Что у нас там осталось неохваченным?

Глаза. Так вот… Это были глаза, прошедшие огонь и не сгоревшие в нем. И они отдохновенно мерцали, зная о собственной, проверенной пламенем непобедимости. И плевать они хотели уже на текущие воды… Что огонь и что вода. Это были глаза, которые, победив одно, другое в расчет уже не брали. Не в расчете были Главный, Кучерявый, Нолик, а Коршунов — просто смех. Зачем его побеждать? Его надо брать голыми руками и делать с ним все что хочется.

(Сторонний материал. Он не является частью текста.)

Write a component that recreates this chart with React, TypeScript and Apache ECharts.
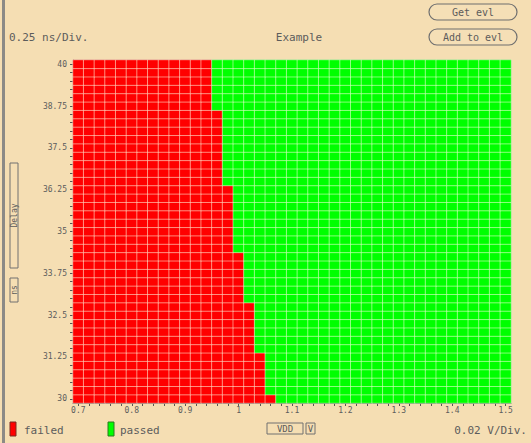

А Ольга Сергеевна хотела малю-ю-ю-сенькой переделки пьесы, которая, будучи гениальной, «я словами не бросаюсь, меня тут знают, мне, чтоб угодить, надо в игольное ушко и обратно, вы сумеете? И не говорите — да, никто не сумеет, а вам и не надо, не такой вы автор… Ваш портрет будет висеть здесь…» И она ткнула пальчиком в простенок, где грифельно чернел подхалимский шарж на Главного (а Коршунов от нервности забыл слово и подумал «фарш»). На этом «фарше» веки Главного были вытянуты до подбородка, но вытянуты как бы набухшей слезой, а не каким-нибудь вульгарным водочным отеком… А если у человека слеза тяготит веко, то ведь сразу организм вырабатывает восхищение у всех смотрящих, ибо мы образной слезой люди трахнутые. Слеза ребенка — и уже когтится до крови грудь, а тут слеза, можно сказать, зависла в назидание ли, в укор… Но Ольга Сергеевна хвостиком махнула, «фарш» слетел как миленький, и в простенке возник Коршунов. Конечно, величиной он будет в пол-Чехова, это необидно, но зато и больше штанов Булгакова, а если считать сверху, от головы Михаила Афанасьевича, то как раз дойдет до ширинки, до верхней его пуговички, из всех пуговичек наиболее приближенной к голове писателя как источнику мудрости.